Власть Эйке над подчиненными была неограниченной, его авторитет – непререкаемым. И хотя в конечном счете он лишь исполнял волю Гиммлера, это подпитывалось силой его индивидуальности. Эйке принадлежал к числу харизматических лидеров, и многие его подчиненные чувствовали себя связанными с ним узами веры в его героическую натуру, в его исключительные организаторские способности и видение будущего. Его сподвижники боготворили Эйке как человека, лично устранившего Рёма, и, соответственно, наделяли его воистину эпическими чертами характера, изображая Эйке как некоего колосса. И хотя Эйке упивался властными полномочиями, он неизменно старался выставить себя эдаким простым комендантом и даже просил подчиненных обращаться к нему на «ты». «Я готов когда угодно выслушать самого молодого товарища и поддержать его, если это человек открытый и честный». На корпоративных сборищах эсэсовцев Эйке даже в компании с рядовым составом вел себя непринужденно, готов был посидеть не за одной кружкой пива, подымить сигарами, иногда и ночь напролет, что было совершенно немыслимым для застегнутого на все пуговицы Гиммлера.
Многие эсэсовцы из числа подчиненных поклонялись Эйке. Они (включая самого Теодора Эйке) видели в своей принадлежности к Лагерным СС некую замену семье – «Мои люди мне дороже моей семьи», – писал один из подчиненных Эйке однажды явно в припадке чувств, отводя ему роль могущественного отца. Подчиненные нередко называли его Папой Эйке (о чем Эйке с гордостью сообщал Гиммлеру).
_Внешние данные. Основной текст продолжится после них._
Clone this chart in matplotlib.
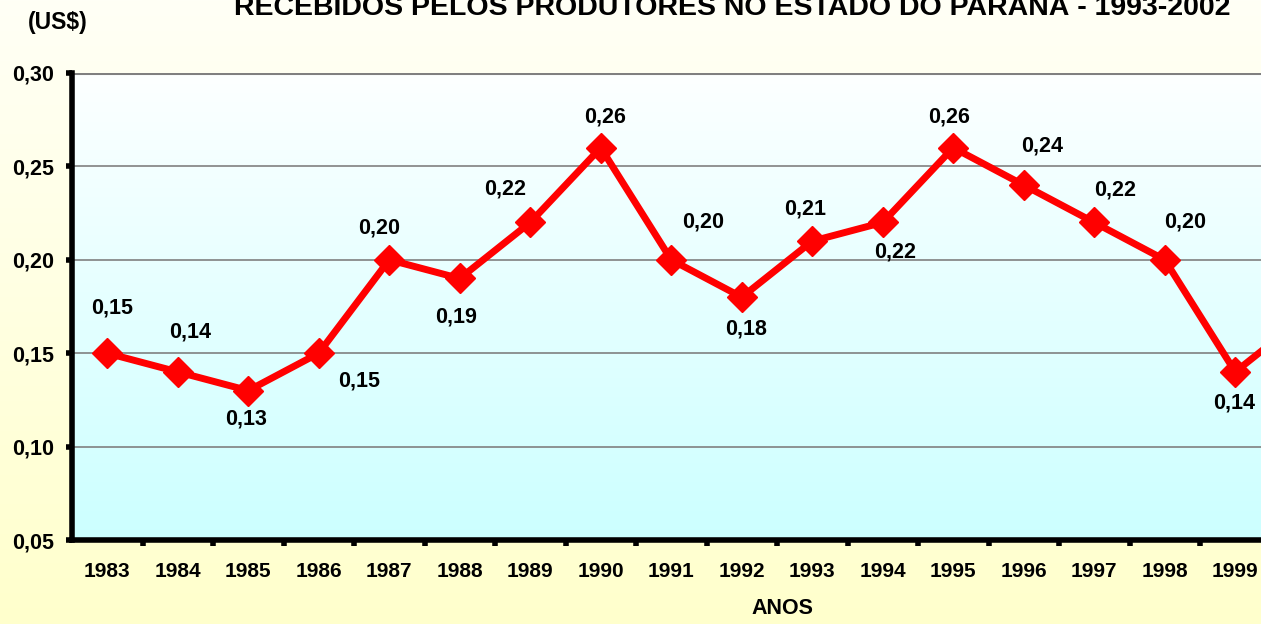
import numpy as np
import matplotlib
matplotlib.use("Agg")
import matplotlib.pyplot as plt
from matplotlib.colors import LinearSegmentedColormap

plt.rcParams['font.family'] = ['Liberation Sans', 'DejaVu Sans']
plt.rcParams['font.weight'] = 'bold'

# Dados (preço recebido, US$)
anos = ['1983', '1984', '1985', '1986', '1987', '1988', '1989', '1990', '1991',
        '1992', '1993', '1994', '1995', '1996', '1997', '1998', '1999', '2000']
precos = [0.15, 0.14, 0.13, 0.15, 0.20, 0.19, 0.22, 0.26, 0.20,
          0.18, 0.21, 0.22, 0.26, 0.24, 0.22, 0.20, 0.14, 0.17]
rotulos = ['0,15', '0,14', '0,13', '0,15', '0,20', '0,19', '0,22', '0,26', '0,20',
           '0,18', '0,21', '0,22', '0,26', '0,24', '0,22', '0,20', '0,14']
yticks = [0.05, 0.10, 0.15, 0.20, 0.25, 0.30]
ylabels = ['0,05', '0,10', '0,15', '0,20', '0,25', '0,30']

# deslocamento dos rotulos (pixels)
offsets = [(5, 45), (12, 40), (-2, -28), (40, -28), (-10, 32), (-4, -39), (-25, 33),
           (4, 31), (32, 38), (4, -32), (-7, 32), (12, -30), (-4, 31), (18, 39),
           (21, 32), (20, 38), (-1, -31)]

W, H = 1261, 624
fig = plt.figure(figsize=(W / 100, H / 100), dpi=100)

# fundo da figura (gradiente)
bg = fig.add_axes([0, 0, 1, 1], zorder=-10)
cmap_bg = LinearSegmentedColormap.from_list('bg', ['#ffffcc', '#fffff6'])
bg.imshow(np.linspace(0, 1, 256).reshape(-1, 1), aspect='auto', cmap=cmap_bg,
          extent=[0, 1, 0, 1], origin='lower')
bg.axis('off')

left_px, top_px, bottom_px = 72, 73, 540
step_px = 70.5
n = len(anos)
ax = fig.add_axes([left_px / W, (H - bottom_px) / H,
                   n * step_px / W, (bottom_px - top_px) / H])
ax.set_xlim(-0.5, n - 0.5)
ax.set_ylim(0.05, 0.30)

# fundo da area do grafico
cmap_ax = LinearSegmentedColormap.from_list('ax', ['#ccffff', '#fdffff'])
ax.imshow(np.linspace(0, 1, 256).reshape(-1, 1), aspect='auto', cmap=cmap_ax,
          extent=[-0.5, n - 0.5, 0.05, 0.30], origin='lower', zorder=0)

for y in yticks[1:]:
    ax.axhline(y, color='#808080', lw=1.2 if y < 0.30 else 2.2, zorder=1)

x = np.arange(n)
ax.plot(x, precos, color='#ff0000', lw=5, marker='D', ms=15, zorder=3, clip_on=True)

for xi, yi, txt, (dx, dy) in zip(x, precos, rotulos, offsets):
    ax.annotate(txt, (xi, yi), xytext=(dx * 0.72, dy * 0.72), textcoords='offset points',
                ha='center', va='center', fontsize=15.5, fontweight='bold', zorder=4)

ax.set_yticks(yticks)
ax.set_yticklabels(ylabels)
ax.set_xticks(x)
ax.set_xticklabels(anos)
ax.set_xticks(np.arange(n - 1) + 0.5, minor=True)
ax.tick_params(axis='x', which='major', length=0, pad=16, labelsize=15)
ax.tick_params(axis='x', which='minor', length=4, width=4, direction='out')
ax.tick_params(axis='y', length=4, width=4, direction='out', pad=9, labelsize=15.5)
for lab in ax.get_xticklabels() + ax.get_yticklabels():
    lab.set_fontweight('bold')

for s in ['top', 'right']:
    ax.spines[s].set_visible(False)
ax.spines['left'].set_linewidth(4)
ax.spines['bottom'].set_linewidth(4)

fig.text(58 / W, 1 - 22 / H, '(US$)', ha='center', va='center', fontsize=16.5, fontweight='bold')
fig.text(732 / W, 1 - 15 / H, 'RECEBIDOS PELOS PRODUTORES NO ESTADO DO PARANÁ - 1993-2002',
         ha='center', va='baseline', fontsize=20.5, fontweight='bold')
fig.text(782 / W, 1 - 608 / H, 'ANOS', ha='center', va='center', fontsize=15.5, fontweight='bold')

fig.savefig('out.png', dpi=100)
Одним из них главных почитателей Эйке был Иоганн Хассебрёк, 25-летний выпускник элитной академии СС (Junkerschule), назначенный Эйке в 1936 году комендантом взвода. Преданность Хассебрёка Эйке не потускнела и десятилетия спустя после войны. «Эйке был не просто комендантом, – вспоминал в 1975 году 65-летний эсэсовец на пенсии, вперив в пространство затуманенный взор. – Он был настоящим другом, и мы были его друзьями, как могут быть только истинные мужчины».